* Instructions for the task: All the data below goes into the copy word for word, but the pictures don't.

* Given information:
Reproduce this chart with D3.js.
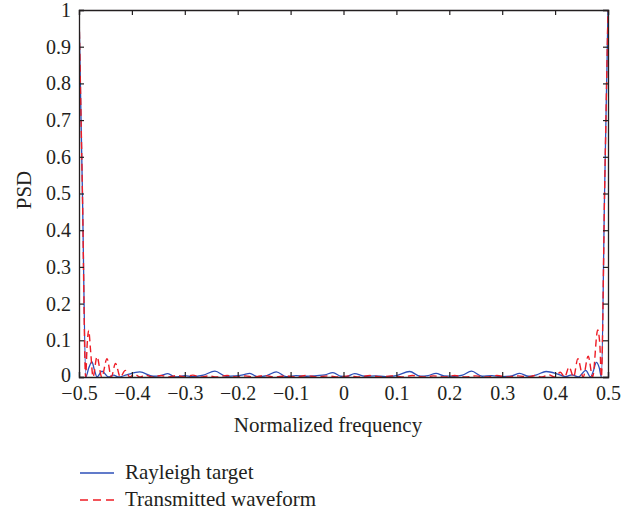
<!DOCTYPE html>
<meta charset="utf-8">
<script src="https://d3js.org/d3.v7.min.js"></script>
<style>
  body { margin: 0; background: #fff; }
  text { font-family: "Liberation Serif", "DejaVu Serif", serif; fill: #231f20; }
</style>
<div class="canvas"></div>

<script>
    const width = 641
    const height = 512
    const margin = {"top": 10, "right": 33, "bottom": 135, "left": 79}
    const graphWidth = width - margin.left - margin.right
    const graphHeight = height - margin.top - margin.bottom

    // tick values
    const xTicks = [-0.5, -0.4, -0.3, -0.2, -0.1, 0, 0.1, 0.2, 0.3, 0.4, 0.5]
    const yTicks = [0, 0.1, 0.2, 0.3, 0.4, 0.5, 0.6, 0.7, 0.8, 0.9, 1]

    // Rayleigh target (blue, solid)
    const rayleighFreq = [-0.5, -0.4935, -0.487, -0.4815, -0.4755, -0.471, -0.466, -0.4566, -0.444, -0.4345, -0.425, -0.41,
        -0.385, -0.36, -0.345, -0.332, -0.318, -0.3, -0.285, -0.265, -0.243, -0.222, -0.205, -0.19, -0.177, -0.163,
        -0.145, -0.127, -0.108, -0.09, -0.07, -0.05, -0.035, -0.02, -0.005, 0.005, 0.021, 0.04, 0.06, 0.08, 0.1,
        0.125, 0.145, 0.16, 0.175, 0.19, 0.21, 0.225, 0.242, 0.262, 0.28, 0.3, 0.318, 0.333, 0.35, 0.365, 0.383,
        0.405, 0.42, 0.432, 0.444, 0.458, 0.467, 0.472, 0.478, 0.4835, 0.4875, 0.4935, 0.5]
    const rayleighPsd = [1.0, 0.5, 0.0, 0.025, 0.041, 0.02, 0.0, 0.016, 0.0, 0.005, 0.0, 0.006,
        0.014, 0.002, 0.004, 0.009, 0.0, 0.004, 0.001, 0.005, 0.016, 0.002, 0.003, 0.006, 0.01, 0.001,
        0.004, 0.014, 0.001, 0.004, 0.002, 0.004, 0.006, 0.012, 0.002, 0.001, 0.009, 0.002, 0.003, 0.001, 0.004,
        0.015, 0.002, 0.004, 0.01, 0.003, 0.002, 0.005, 0.016, 0.002, 0.004, 0.001, 0.003, 0.01, 0.002, 0.006, 0.015,
        0.008, 0.001, 0.006, 0.0, 0.018, 0.0, 0.015, 0.04, 0.025, 0.0, 0.5, 1.0]

    // Transmitted waveform (red, dashed)
    const waveformFreq = [-0.5, -0.4935, -0.4875, -0.4845, -0.4817, -0.478, -0.4735, -0.466, -0.457, -0.447, -0.439,
        -0.431, -0.422, -0.4125, -0.404, -0.395, -0.385, -0.375, -0.36, -0.345, -0.33, -0.315, -0.3, -0.285, -0.27,
        -0.255, -0.24, -0.22, -0.2, -0.185, -0.17, -0.15, -0.13, -0.11, -0.09, -0.07, -0.05, -0.03, -0.01, 0.01,
        0.03, 0.05, 0.07, 0.09, 0.11, 0.13, 0.15, 0.17, 0.19, 0.21, 0.23, 0.25, 0.27, 0.29, 0.31, 0.33, 0.35,
        0.362, 0.375, 0.388, 0.399, 0.41, 0.418, 0.4265, 0.435, 0.443, 0.453, 0.4625, 0.471, 0.4805, 0.4845,
        0.4875, 0.4935, 0.5]
    const waveformPsd = [1.0, 0.5, 0.0, 0.09, 0.127, 0.07, 0.0, 0.055, 0.0, 0.05, 0.0,
        0.037, 0.0, 0.018, 0.0, 0.008, 0.0, 0.005, 0.0, 0.004, 0.0, 0.004, 0.0, 0.005, 0.0,
        0.003, 0.0, 0.004, 0.0, 0.003, 0.0, 0.004, 0.0, 0.003, 0.0, 0.004, 0.0, 0.003, 0.0, 0.003,
        0.0, 0.004, 0.0, 0.003, 0.0, 0.004, 0.0, 0.003, 0.0, 0.004, 0.0, 0.003, 0.0, 0.004, 0.0, 0.003, 0.0,
        0.004, 0.0, 0.006, 0.0, 0.013, 0.0, 0.027, 0.0, 0.05, 0.0, 0.057, 0.0, 0.128, 0.09,
        0.0, 0.5, 1.0]

    const series = [
        {name: "Rayleigh target", freq: rayleighFreq, psd: rayleighPsd, color: "#2d4fb8", dash: null, w: 1.3},
        {name: "Transmitted waveform", freq: waveformFreq, psd: waveformPsd, color: "#ee1c25", dash: "7,4", w: 1.4}
    ]

    const svg = d3.select(".canvas")
                .append("svg")
                .attr("width", width)
                .attr("height", height)

    const graph = svg.append("g")
                    .attr("transform", `translate(${margin.left},${margin.top})`)

    const x = d3.scaleLinear().domain([-0.5, 0.5]).range([0, graphWidth])
    const y = d3.scaleLinear().domain([0, 1]).range([graphHeight, 0])

    graph.append("clipPath").attr("id", "clip")
        .append("rect").attr("width", graphWidth).attr("height", graphHeight)

    const line = d3.line()
                    .x(d => x(d[0]))
                    .y(d => y(d[1]))
                    .curve(d3.curveMonotoneX)

    series.forEach(s => {
        graph.append("path")
            .datum(s.freq.map((f, i) => [f, s.psd[i]]))
            .attr("clip-path", "url(#clip)")
            .attr("fill", "none")
            .attr("stroke", s.color)
            .attr("stroke-width", s.w)
            .attr("stroke-dasharray", s.dash)
            .attr("d", line)
    })

    // axes, ticks pointing inward on all four sides
    const tickFmt = d => (d === 0 || d === 1) ? d3.format("d")(d) : d3.format(".1f")(d)

    const gX = graph.append("g").attr("transform", `translate(0,${graphHeight})`)
        .call(d3.axisBottom(x).tickValues(xTicks).tickSize(-5).tickPadding(9).tickFormat(tickFmt))
    const gXTop = graph.append("g")
        .call(d3.axisTop(x).tickValues(xTicks).tickSize(-5).tickFormat(""))
    const gY = graph.append("g")
        .call(d3.axisLeft(y).tickValues(yTicks).tickSize(-5).tickPadding(8).tickFormat(tickFmt))
    const gYRight = graph.append("g").attr("transform", `translate(${graphWidth},0)`)
        .call(d3.axisRight(y).tickValues(yTicks).tickSize(-5).tickFormat(""))

    ;[gX, gXTop, gY, gYRight].forEach(g => {
        g.select(".domain").attr("stroke", "#231f20").attr("stroke-width", 1.3)
        g.selectAll(".tick line").attr("stroke", "#231f20").attr("stroke-width", 1.2)
        g.selectAll("text")
            .style("font-size", "20px")
            .style("font-family", "'Liberation Serif', serif")
            .attr("fill", "#231f20")
    })

    // lift the "0" on the y axis a touch so it clears "-0.5"
    gY.selectAll(".tick text").filter(d => d === 0).attr("dy", "0.2em")

    // axis titles
    svg.append("text")
        .attr("x", 328)
        .attr("y", 432)
        .attr("text-anchor", "middle")
        .style("font-size", "21px")
        .text("Normalized frequency")

    svg.append("text")
        .attr("transform", `translate(31,190) rotate(-90)`)
        .attr("text-anchor", "middle")
        .style("font-size", "21px")
        .text("PSD")

    // legend
    const legend = svg.append("g").attr("transform", "translate(80,473)")
    series.forEach((s, i) => {
        const row = legend.append("g").attr("transform", `translate(0,${i * 27})`)
        row.append("line")
            .attr("x1", 0).attr("x2", 34).attr("y1", 0).attr("y2", 0)
            .attr("stroke", s.color)
            .attr("stroke-width", s.w)
            .attr("stroke-dasharray", s.dash ? "8,5" : null)
        row.append("text")
            .attr("x", 45).attr("y", 6)
            .style("font-size", "21px")
            .text(s.name)
    })
</script>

* Completed exercise:
Reproduce this chart with D3.js.
<!DOCTYPE html>
<meta charset="utf-8">
<script src="https://d3js.org/d3.v7.min.js"></script>
<style>
  body { margin: 0; background: #fff; }
  text { font-family: "Liberation Serif", "DejaVu Serif", serif; fill: #231f20; }
</style>
<div class="canvas"></div>

<script>
    const width = 641
    const height = 512
    const margin = {"top": 10, "right": 33, "bottom": 135, "left": 79}
    const graphWidth = width - margin.left - margin.right
    const graphHeight = height - margin.top - margin.bottom

    // tick values
    const xTicks = [-0.5, -0.4, -0.3, -0.2, -0.1, 0, 0.1, 0.2, 0.3, 0.4, 0.5]
    const yTicks = [0, 0.1, 0.2, 0.3, 0.4, 0.5, 0.6, 0.7, 0.8, 0.9, 1]

    // Rayleigh target (blue, solid)
    const rayleighFreq = [-0.5, -0.4935, -0.487, -0.4815, -0.4755, -0.471, -0.466, -0.4566, -0.444, -0.4345, -0.425, -0.41,
        -0.385, -0.36, -0.345, -0.332, -0.318, -0.3, -0.285, -0.265, -0.243, -0.222, -0.205, -0.19, -0.177, -0.163,
        -0.145, -0.127, -0.108, -0.09, -0.07, -0.05, -0.035, -0.02, -0.005, 0.005, 0.021, 0.04, 0.06, 0.08, 0.1,
        0.125, 0.145, 0.16, 0.175, 0.19, 0.21, 0.225, 0.242, 0.262, 0.28, 0.3, 0.318, 0.333, 0.35, 0.365, 0.383,
        0.405, 0.42, 0.432, 0.444, 0.458, 0.467, 0.472, 0.478, 0.4835, 0.4875, 0.4935, 0.5]
    const rayleighPsd = [1.0, 0.5, 0.0, 0.025, 0.041, 0.02, 0.0, 0.016, 0.0, 0.005, 0.0, 0.006,
        0.014, 0.002, 0.004, 0.009, 0.0, 0.004, 0.001, 0.005, 0.016, 0.002, 0.003, 0.006, 0.01, 0.001,
        0.004, 0.014, 0.001, 0.004, 0.002, 0.004, 0.006, 0.012, 0.002, 0.001, 0.009, 0.002, 0.003, 0.001, 0.004,
        0.015, 0.002, 0.004, 0.01, 0.003, 0.002, 0.005, 0.016, 0.002, 0.004, 0.001, 0.003, 0.01, 0.002, 0.006, 0.015,
        0.008, 0.001, 0.006, 0.0, 0.018, 0.0, 0.015, 0.04, 0.025, 0.0, 0.5, 1.0]

    // Transmitted waveform (red, dashed)
    const waveformFreq = [-0.5, -0.4935, -0.4875, -0.4845, -0.4817, -0.478, -0.4735, -0.466, -0.457, -0.447, -0.439,
        -0.431, -0.422, -0.4125, -0.404, -0.395, -0.385, -0.375, -0.36, -0.345, -0.33, -0.315, -0.3, -0.285, -0.27,
        -0.255, -0.24, -0.22, -0.2, -0.185, -0.17, -0.15, -0.13, -0.11, -0.09, -0.07, -0.05, -0.03, -0.01, 0.01,
        0.03, 0.05, 0.07, 0.09, 0.11, 0.13, 0.15, 0.17, 0.19, 0.21, 0.23, 0.25, 0.27, 0.29, 0.31, 0.33, 0.35,
        0.362, 0.375, 0.388, 0.399, 0.41, 0.418, 0.4265, 0.435, 0.443, 0.453, 0.4625, 0.471, 0.4805, 0.4845,
        0.4875, 0.4935, 0.5]
    const waveformPsd = [1.0, 0.5, 0.0, 0.09, 0.127, 0.07, 0.0, 0.055, 0.0, 0.05, 0.0,
        0.037, 0.0, 0.018, 0.0, 0.008, 0.0, 0.005, 0.0, 0.004, 0.0, 0.004, 0.0, 0.005, 0.0,
        0.003, 0.0, 0.004, 0.0, 0.003, 0.0, 0.004, 0.0, 0.003, 0.0, 0.004, 0.0, 0.003, 0.0, 0.003,
        0.0, 0.004, 0.0, 0.003, 0.0, 0.004, 0.0, 0.003, 0.0, 0.004, 0.0, 0.003, 0.0, 0.004, 0.0, 0.003, 0.0,
        0.004, 0.0, 0.006, 0.0, 0.013, 0.0, 0.027, 0.0, 0.05, 0.0, 0.057, 0.0, 0.128, 0.09,
        0.0, 0.5, 1.0]

    const series = [
        {name: "Rayleigh target", freq: rayleighFreq, psd: rayleighPsd, color: "#2d4fb8", dash: null, w: 1.3},
        {name: "Transmitted waveform", freq: waveformFreq, psd: waveformPsd, color: "#ee1c25", dash: "7,4", w: 1.4}
    ]

    const svg = d3.select(".canvas")
                .append("svg")
                .attr("width", width)
                .attr("height", height)

    const graph = svg.append("g")
                    .attr("transform", `translate(${margin.left},${margin.top})`)

    const x = d3.scaleLinear().domain([-0.5, 0.5]).range([0, graphWidth])
    const y = d3.scaleLinear().domain([0, 1]).range([graphHeight, 0])

    graph.append("clipPath").attr("id", "clip")
        .append("rect").attr("width", graphWidth).attr("height", graphHeight)

    const line = d3.line()
                    .x(d => x(d[0]))
                    .y(d => y(d[1]))
                    .curve(d3.curveMonotoneX)

    series.forEach(s => {
        graph.append("path")
            .datum(s.freq.map((f, i) => [f, s.psd[i]]))
            .attr("clip-path", "url(#clip)")
            .attr("fill", "none")
            .attr("stroke", s.color)
            .attr("stroke-width", s.w)
            .attr("stroke-dasharray", s.dash)
            .attr("d", line)
    })

    // axes, ticks pointing inward on all four sides
    const tickFmt = d => (d === 0 || d === 1) ? d3.format("d")(d) : d3.format(".1f")(d)

    const gX = graph.append("g").attr("transform", `translate(0,${graphHeight})`)
        .call(d3.axisBottom(x).tickValues(xTicks).tickSize(-5).tickPadding(9).tickFormat(tickFmt))
    const gXTop = graph.append("g")
        .call(d3.axisTop(x).tickValues(xTicks).tickSize(-5).tickFormat(""))
    const gY = graph.append("g")
        .call(d3.axisLeft(y).tickValues(yTicks).tickSize(-5).tickPadding(8).tickFormat(tickFmt))
    const gYRight = graph.append("g").attr("transform", `translate(${graphWidth},0)`)
        .call(d3.axisRight(y).tickValues(yTicks).tickSize(-5).tickFormat(""))

    ;[gX, gXTop, gY, gYRight].forEach(g => {
        g.select(".domain").attr("stroke", "#231f20").attr("stroke-width", 1.3)
        g.selectAll(".tick line").attr("stroke", "#231f20").attr("stroke-width", 1.2)
        g.selectAll("text")
            .style("font-size", "20px")
            .style("font-family", "'Liberation Serif', serif")
            .attr("fill", "#231f20")
    })

    // lift the "0" on the y axis a touch so it clears "-0.5"
    gY.selectAll(".tick text").filter(d => d === 0).attr("dy", "0.2em")

    // axis titles
    svg.append("text")
        .attr("x", 328)
        .attr("y", 432)
        .attr("text-anchor", "middle")
        .style("font-size", "21px")
        .text("Normalized frequency")

    svg.append("text")
        .attr("transform", `translate(31,190) rotate(-90)`)
        .attr("text-anchor", "middle")
        .style("font-size", "21px")
        .text("PSD")

    // legend
    const legend = svg.append("g").attr("transform", "translate(80,473)")
    series.forEach((s, i) => {
        const row = legend.append("g").attr("transform", `translate(0,${i * 27})`)
        row.append("line")
            .attr("x1", 0).attr("x2", 34).attr("y1", 0).attr("y2", 0)
            .attr("stroke", s.color)
            .attr("stroke-width", s.w)
            .attr("stroke-dasharray", s.dash ? "8,5" : null)
        row.append("text")
            .attr("x", 45).attr("y", 6)
            .style("font-size", "21px")
            .text(s.name)
    })
</script>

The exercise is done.